Where a line contains the word "this", copy that line.
— Start RECORDED INFORMATION —
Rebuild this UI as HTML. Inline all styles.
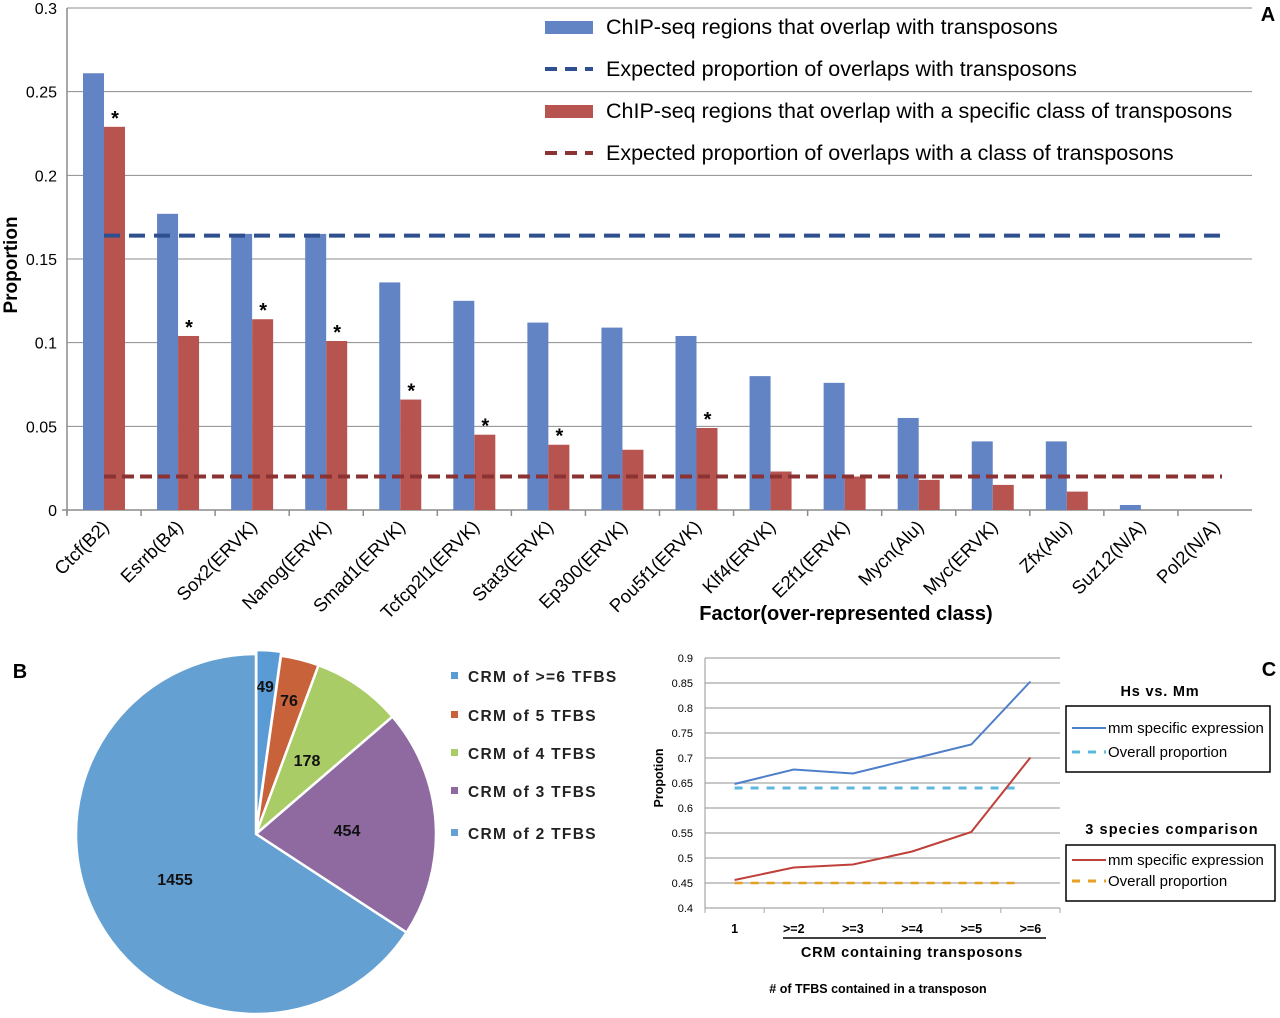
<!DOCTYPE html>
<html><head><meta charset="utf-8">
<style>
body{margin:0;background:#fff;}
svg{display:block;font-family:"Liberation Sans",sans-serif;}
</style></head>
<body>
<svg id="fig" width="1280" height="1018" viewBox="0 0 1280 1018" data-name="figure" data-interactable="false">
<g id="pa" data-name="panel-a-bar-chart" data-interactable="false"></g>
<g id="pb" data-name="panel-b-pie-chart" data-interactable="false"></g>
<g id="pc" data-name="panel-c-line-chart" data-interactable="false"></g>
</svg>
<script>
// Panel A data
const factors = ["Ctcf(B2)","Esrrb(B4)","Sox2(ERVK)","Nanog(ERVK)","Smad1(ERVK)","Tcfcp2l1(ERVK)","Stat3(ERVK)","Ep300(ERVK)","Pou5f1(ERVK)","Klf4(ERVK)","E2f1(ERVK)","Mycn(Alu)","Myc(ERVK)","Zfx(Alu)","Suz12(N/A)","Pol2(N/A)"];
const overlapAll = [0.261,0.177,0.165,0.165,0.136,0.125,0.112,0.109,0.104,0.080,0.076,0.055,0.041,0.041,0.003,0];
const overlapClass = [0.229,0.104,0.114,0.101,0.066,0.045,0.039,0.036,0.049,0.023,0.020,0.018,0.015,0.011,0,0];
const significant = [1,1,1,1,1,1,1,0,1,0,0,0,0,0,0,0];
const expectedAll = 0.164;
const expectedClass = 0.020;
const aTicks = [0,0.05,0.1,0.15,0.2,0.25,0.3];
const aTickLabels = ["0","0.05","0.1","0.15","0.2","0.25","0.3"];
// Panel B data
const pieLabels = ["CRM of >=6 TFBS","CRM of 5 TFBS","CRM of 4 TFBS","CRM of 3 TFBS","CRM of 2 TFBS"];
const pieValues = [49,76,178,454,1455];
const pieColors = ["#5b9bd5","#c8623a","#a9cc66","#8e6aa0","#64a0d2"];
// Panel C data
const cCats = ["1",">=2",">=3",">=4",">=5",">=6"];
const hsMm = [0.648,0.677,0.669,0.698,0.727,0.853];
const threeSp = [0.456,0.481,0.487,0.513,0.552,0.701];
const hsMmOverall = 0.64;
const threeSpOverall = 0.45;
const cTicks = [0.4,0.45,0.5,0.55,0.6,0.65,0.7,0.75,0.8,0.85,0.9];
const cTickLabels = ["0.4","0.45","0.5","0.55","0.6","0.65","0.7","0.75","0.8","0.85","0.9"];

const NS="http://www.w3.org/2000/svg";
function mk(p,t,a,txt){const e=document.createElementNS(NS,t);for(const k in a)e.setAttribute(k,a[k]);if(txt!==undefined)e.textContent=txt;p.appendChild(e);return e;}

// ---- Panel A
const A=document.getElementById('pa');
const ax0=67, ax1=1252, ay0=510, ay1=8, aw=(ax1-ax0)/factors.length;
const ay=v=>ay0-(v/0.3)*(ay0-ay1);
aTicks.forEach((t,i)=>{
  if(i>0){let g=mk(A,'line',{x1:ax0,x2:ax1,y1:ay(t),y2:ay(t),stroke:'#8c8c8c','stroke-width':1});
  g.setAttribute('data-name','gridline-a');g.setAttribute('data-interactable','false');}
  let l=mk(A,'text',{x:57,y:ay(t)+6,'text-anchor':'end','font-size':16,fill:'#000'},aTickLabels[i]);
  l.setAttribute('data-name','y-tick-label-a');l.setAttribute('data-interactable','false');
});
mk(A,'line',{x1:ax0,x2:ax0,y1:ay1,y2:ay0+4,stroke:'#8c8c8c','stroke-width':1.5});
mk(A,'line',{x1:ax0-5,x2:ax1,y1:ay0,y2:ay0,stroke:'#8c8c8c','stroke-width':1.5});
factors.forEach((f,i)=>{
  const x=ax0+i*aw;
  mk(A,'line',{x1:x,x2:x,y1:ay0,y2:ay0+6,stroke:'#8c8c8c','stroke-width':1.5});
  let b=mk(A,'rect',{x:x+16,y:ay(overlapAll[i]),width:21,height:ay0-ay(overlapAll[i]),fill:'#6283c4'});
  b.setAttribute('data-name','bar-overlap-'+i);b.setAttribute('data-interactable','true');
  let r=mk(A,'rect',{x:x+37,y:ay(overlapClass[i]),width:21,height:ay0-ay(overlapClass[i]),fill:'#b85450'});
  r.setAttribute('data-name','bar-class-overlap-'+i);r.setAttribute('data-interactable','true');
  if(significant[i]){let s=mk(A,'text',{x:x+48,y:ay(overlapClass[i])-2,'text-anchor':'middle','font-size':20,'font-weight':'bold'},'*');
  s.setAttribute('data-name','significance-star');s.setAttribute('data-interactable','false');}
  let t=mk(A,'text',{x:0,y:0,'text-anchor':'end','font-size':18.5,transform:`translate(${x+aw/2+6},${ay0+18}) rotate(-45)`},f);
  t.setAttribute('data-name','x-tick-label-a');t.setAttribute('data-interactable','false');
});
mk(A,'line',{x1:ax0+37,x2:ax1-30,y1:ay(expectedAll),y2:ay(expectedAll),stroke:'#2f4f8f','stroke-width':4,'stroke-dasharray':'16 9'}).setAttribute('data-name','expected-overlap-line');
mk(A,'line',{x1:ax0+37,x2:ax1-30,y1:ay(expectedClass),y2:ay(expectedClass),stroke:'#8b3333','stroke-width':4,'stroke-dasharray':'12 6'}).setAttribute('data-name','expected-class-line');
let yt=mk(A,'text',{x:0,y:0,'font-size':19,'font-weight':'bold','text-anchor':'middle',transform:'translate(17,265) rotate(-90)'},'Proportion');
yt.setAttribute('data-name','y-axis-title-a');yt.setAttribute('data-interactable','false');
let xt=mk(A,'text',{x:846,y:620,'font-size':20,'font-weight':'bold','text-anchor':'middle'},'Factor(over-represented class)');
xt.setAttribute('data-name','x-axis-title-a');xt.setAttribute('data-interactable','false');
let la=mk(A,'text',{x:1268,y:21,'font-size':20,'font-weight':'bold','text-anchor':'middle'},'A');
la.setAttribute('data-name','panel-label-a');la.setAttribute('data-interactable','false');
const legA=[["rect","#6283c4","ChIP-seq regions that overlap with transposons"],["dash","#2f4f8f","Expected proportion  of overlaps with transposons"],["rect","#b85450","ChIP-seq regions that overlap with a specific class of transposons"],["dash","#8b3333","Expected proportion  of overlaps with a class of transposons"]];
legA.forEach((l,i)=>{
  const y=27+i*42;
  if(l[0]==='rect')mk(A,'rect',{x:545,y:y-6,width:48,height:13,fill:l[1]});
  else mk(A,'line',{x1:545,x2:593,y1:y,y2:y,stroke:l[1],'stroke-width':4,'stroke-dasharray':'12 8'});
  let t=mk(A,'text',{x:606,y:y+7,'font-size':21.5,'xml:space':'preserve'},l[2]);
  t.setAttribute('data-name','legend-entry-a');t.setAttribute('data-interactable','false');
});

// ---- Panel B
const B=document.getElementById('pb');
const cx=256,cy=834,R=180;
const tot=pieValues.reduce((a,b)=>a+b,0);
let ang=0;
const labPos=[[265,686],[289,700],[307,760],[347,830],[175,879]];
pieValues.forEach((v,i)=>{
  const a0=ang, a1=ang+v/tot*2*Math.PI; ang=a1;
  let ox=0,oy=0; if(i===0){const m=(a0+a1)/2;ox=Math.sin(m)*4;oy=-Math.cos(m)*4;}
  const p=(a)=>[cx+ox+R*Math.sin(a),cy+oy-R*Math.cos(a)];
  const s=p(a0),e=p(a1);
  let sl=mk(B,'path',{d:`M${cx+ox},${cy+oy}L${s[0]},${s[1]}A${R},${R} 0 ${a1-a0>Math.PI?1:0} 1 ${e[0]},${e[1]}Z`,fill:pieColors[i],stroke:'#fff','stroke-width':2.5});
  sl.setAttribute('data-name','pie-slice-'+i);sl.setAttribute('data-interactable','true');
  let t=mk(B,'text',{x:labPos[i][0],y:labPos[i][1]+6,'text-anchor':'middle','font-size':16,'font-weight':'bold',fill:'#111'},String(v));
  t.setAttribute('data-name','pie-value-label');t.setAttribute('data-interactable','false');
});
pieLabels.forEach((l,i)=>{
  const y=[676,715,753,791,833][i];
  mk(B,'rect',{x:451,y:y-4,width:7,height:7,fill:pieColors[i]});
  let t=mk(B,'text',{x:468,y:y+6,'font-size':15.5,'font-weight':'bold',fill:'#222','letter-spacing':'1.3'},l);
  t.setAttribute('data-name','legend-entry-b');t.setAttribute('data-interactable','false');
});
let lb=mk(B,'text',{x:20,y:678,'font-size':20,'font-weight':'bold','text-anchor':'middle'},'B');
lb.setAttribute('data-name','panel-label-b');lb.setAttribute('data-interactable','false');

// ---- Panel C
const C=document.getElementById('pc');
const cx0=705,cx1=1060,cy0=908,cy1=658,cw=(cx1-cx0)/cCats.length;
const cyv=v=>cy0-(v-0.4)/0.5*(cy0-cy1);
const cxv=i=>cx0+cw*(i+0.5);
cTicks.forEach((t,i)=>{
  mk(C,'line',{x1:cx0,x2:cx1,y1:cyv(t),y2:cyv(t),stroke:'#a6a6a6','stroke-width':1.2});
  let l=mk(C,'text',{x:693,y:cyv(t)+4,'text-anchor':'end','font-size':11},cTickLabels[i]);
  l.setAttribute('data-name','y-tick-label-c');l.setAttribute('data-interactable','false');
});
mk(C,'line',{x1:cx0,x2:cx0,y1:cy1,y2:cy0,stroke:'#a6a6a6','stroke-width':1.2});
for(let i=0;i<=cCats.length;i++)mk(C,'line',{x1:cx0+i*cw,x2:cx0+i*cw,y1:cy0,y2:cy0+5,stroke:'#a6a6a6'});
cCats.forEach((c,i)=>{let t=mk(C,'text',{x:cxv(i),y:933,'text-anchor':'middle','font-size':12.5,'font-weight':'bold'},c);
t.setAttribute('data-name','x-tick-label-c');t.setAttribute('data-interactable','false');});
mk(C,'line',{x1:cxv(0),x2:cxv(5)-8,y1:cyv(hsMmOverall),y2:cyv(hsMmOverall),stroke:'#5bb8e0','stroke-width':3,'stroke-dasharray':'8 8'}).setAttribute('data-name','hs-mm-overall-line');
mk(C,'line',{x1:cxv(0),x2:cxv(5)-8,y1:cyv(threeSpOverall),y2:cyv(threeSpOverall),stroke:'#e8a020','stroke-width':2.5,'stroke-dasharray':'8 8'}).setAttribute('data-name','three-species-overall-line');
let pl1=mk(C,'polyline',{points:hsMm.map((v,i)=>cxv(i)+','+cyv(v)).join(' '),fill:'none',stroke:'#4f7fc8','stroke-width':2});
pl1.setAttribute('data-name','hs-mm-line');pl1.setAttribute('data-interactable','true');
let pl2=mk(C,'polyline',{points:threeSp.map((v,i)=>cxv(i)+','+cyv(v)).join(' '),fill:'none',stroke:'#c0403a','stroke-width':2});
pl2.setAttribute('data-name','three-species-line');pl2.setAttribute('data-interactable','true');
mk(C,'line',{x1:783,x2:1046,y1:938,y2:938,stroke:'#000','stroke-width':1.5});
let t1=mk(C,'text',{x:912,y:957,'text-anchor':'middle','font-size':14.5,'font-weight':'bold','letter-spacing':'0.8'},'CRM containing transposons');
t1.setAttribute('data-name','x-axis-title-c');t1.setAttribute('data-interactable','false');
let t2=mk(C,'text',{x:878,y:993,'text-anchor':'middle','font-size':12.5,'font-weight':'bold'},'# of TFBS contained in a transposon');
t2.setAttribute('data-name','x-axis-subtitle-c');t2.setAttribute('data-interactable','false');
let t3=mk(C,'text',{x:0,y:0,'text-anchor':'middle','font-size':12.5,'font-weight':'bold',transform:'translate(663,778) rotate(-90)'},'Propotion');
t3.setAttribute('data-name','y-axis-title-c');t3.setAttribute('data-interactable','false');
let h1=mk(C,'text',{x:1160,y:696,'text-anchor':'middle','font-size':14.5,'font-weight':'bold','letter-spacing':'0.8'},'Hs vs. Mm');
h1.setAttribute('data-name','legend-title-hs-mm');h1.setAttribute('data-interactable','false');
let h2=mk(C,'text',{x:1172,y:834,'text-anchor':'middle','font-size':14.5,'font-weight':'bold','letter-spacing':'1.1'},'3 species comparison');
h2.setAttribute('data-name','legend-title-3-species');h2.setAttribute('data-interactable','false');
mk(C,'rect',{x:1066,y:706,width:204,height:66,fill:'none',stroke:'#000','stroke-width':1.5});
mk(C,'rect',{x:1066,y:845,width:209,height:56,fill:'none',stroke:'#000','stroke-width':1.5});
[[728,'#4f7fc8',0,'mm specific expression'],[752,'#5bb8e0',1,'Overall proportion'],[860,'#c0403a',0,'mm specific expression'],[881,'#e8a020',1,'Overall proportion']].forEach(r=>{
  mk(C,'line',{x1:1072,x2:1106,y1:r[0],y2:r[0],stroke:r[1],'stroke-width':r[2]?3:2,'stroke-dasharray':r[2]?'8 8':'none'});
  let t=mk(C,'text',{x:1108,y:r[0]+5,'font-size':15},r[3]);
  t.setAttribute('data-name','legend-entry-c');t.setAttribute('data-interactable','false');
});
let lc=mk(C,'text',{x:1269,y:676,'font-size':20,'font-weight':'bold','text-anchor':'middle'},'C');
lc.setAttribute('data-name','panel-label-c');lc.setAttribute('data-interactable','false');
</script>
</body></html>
— End RECORDED INFORMATION —
— Start RECORDED INFORMATION —
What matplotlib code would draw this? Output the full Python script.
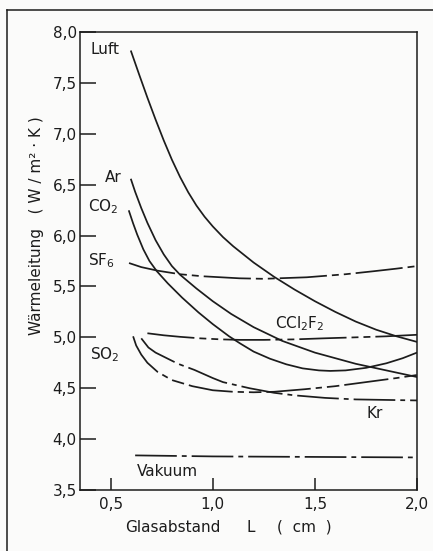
— End RECORDED INFORMATION —
- **EXERCISE RESPONSE**:
Rebuild this UI as HTML. Inline all styles.
What matplotlib code would draw this? Output the full Python script.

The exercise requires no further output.